Mabel Dodge was an heiress and an New York City art world Grand Dame, a pivotal member of the avant-garde that bubbled forth from Alfred Stieglitz’s 291 gallery. In 1918, Mabel Dodge moved with her husband, architect Edwin Dodge, to Taos, where she visited the pueblo (home to the oldest continuously inhabited building in the U.S.) and fell in love with a Native American man named Tony. Unhindered by the threat of scandal, Dodge initiated her second divorce and married the man with whom she would purchase an imposing cobb house with views of the nearby sacred mountain.
But Mabel was not one to settle into isolation in such a rugged landscape. Instead, she would bring New York to her and create a little bohemia on her very own property. She built an annex next door that would serve as her own private artist residency. New Mexico’s most haloed artist, Georgia O’Keeffe, lived in this outpost for years, and D.H. Lawrence painted a still life that remains on the closet door. This property would become a destination for some of the best writers, photographers and painters of their time.
But the legacy did not stop with Mabel. In the early 70’s Dennis Hopper bought the home and christened the building “The Mud Palace.” Only the lunatic Hopper could out do Mrs. Luhan, hosting art-world ragers that made him infamous in an otherwise contemplative town. While the main structure at The Mabel Dodge Luhan House is now run as a sleepy guesthouse and a shrine to its own provenance, artist Kevin Cannon keeps the bohemian legacy aflame in the two buildings that once housed Mabel’s artist residency. Kevin invited me over for a tour of his nest, at once a crumbling and a meticulously universe. It is as if this pale pink gem of an abode is an extension of Kevin himself; it’s impossible to imagine him living anywhere else really. Kevin tells me, “this house is the best thing that ever happened to me,” and while the mud walls are in a constant state of turning to dust, Kevin keeps his home and own personal gallery space in meticulous order, pants color-coded, his sculptures draped in protective cloaks.

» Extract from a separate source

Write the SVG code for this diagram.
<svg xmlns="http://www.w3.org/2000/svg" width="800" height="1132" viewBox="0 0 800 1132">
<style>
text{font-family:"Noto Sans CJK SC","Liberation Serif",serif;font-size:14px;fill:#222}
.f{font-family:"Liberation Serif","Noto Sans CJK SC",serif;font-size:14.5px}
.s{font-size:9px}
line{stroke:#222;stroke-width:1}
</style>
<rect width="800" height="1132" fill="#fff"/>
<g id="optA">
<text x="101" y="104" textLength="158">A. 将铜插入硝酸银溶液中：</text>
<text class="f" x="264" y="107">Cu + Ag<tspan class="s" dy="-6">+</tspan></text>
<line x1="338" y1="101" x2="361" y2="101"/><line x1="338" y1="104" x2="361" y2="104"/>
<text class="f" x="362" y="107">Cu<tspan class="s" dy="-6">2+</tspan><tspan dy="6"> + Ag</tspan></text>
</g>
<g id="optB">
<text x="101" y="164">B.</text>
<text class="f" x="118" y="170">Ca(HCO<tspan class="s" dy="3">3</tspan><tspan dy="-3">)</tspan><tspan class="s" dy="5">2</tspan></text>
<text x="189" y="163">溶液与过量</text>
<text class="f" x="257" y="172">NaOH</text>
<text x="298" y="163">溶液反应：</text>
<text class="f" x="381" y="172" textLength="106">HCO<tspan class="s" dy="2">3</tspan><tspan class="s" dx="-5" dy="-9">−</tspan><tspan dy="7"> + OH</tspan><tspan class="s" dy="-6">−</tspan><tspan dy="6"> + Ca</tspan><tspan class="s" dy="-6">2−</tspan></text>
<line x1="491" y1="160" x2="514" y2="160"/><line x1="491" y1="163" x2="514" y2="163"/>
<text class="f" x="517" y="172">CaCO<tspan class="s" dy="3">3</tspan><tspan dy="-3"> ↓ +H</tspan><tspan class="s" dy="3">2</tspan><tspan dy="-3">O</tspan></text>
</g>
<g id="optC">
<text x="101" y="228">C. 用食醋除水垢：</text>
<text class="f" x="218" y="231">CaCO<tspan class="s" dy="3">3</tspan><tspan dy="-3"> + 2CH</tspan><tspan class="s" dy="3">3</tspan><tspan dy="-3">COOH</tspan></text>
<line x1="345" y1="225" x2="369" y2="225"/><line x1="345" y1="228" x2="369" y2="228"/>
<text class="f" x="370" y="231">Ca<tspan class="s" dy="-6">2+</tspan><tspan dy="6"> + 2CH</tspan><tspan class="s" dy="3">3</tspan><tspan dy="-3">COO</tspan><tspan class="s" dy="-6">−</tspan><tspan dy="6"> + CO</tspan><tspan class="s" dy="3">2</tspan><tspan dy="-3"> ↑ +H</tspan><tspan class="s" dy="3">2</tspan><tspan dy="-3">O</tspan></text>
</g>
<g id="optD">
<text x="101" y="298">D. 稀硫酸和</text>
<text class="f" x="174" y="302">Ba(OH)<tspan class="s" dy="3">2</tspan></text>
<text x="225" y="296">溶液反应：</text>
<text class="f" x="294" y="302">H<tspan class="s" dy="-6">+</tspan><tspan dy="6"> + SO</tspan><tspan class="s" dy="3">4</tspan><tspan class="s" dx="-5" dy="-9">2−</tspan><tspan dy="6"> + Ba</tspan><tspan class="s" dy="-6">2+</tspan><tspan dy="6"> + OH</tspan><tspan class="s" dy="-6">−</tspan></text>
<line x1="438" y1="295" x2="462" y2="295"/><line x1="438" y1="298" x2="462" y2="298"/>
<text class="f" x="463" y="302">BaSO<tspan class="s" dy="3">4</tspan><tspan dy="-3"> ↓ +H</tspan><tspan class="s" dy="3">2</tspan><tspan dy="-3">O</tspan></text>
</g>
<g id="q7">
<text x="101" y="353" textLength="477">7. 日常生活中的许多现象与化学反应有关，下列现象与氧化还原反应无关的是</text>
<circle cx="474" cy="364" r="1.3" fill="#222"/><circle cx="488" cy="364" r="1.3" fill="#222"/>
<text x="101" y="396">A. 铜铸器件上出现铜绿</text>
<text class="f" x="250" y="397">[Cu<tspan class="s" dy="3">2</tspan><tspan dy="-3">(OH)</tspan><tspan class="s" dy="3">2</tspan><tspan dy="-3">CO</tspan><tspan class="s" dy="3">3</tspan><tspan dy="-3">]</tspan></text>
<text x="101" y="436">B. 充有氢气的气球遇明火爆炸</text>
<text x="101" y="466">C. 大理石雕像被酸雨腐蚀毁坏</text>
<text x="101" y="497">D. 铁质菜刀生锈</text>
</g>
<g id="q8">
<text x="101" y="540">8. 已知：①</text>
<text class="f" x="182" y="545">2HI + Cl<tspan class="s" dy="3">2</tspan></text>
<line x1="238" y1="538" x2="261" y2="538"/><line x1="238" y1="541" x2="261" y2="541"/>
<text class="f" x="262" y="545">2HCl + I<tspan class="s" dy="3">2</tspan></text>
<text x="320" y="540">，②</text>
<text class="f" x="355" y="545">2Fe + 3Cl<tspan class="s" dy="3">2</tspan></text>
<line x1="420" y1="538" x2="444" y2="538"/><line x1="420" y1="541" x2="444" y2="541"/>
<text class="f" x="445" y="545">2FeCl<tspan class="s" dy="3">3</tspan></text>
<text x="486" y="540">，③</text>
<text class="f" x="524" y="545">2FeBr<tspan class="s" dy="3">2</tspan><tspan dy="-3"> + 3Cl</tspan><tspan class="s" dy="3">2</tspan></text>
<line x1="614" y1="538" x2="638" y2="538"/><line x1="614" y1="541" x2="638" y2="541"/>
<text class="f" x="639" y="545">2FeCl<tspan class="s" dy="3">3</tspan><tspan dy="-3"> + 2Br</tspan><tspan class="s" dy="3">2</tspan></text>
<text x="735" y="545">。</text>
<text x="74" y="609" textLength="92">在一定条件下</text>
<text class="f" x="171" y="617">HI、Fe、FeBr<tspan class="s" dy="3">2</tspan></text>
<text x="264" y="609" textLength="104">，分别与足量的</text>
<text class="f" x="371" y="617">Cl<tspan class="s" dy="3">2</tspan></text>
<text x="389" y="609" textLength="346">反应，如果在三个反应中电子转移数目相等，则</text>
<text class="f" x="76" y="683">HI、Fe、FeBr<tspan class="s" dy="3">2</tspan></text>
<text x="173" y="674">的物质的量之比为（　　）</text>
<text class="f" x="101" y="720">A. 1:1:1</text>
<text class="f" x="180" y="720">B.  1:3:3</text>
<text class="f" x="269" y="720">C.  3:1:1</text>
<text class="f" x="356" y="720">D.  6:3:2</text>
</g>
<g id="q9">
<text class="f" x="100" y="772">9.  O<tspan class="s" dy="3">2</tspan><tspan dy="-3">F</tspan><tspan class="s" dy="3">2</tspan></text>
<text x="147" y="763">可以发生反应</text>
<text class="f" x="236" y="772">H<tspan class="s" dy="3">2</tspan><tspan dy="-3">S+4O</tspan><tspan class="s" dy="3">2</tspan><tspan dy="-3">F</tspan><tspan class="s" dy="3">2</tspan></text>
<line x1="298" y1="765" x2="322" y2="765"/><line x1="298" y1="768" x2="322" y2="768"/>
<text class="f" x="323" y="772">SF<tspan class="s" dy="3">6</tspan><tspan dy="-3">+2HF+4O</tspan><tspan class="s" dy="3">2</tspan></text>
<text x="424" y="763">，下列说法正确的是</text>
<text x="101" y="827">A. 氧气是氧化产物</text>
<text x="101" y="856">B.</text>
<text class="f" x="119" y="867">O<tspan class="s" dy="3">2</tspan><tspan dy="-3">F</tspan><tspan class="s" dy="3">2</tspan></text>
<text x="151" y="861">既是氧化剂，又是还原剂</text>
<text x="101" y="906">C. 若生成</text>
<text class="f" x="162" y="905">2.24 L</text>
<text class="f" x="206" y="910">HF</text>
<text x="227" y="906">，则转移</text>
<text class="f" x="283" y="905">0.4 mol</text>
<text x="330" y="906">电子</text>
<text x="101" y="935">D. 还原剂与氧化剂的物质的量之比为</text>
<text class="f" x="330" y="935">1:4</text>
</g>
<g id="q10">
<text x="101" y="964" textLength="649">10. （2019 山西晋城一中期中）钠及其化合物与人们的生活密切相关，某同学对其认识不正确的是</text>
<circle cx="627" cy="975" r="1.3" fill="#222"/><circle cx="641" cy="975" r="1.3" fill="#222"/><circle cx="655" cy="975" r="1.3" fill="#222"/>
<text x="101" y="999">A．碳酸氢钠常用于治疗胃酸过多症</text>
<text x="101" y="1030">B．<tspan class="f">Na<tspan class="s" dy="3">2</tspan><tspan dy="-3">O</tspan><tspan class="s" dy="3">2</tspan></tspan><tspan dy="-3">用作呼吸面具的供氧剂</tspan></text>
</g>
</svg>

We ate our simple meal of Japanese yams, and looked through Kevin’s deep archives of pencil drawings and twisted, tangled leather sculpture, some of them made from 6 or 7 pieces of leather laminated together and carved. Kevin’s leather sculpting technique stems from his early fascination with cobblering and saddle-making. He even owned and operated a Roman-style sandal boutique in New York’s West Village in the late 1960s, making custom sandals to-order. He showed us the very first riding saddle he ever made, and it was impossible to fathom how anyone could achieve such perfection with their own two hands. The leather was taught like a drum, but smooth and buttery — precious yet ready for wear. We sat and ate by the dim light of the fire, only then realizing that the sun had set on what had been a marathon salad session. As the day came to a close, my eye was drawn to a little sketch of a Japanese yam and single marrow bone. When I admired the work of art, Kevin insisted I take it with me. The piece is now in my Brooklyn kitchen, a reminder that for so many of us, our homes, and specifically our kitchens, are the kernal of our creative universe.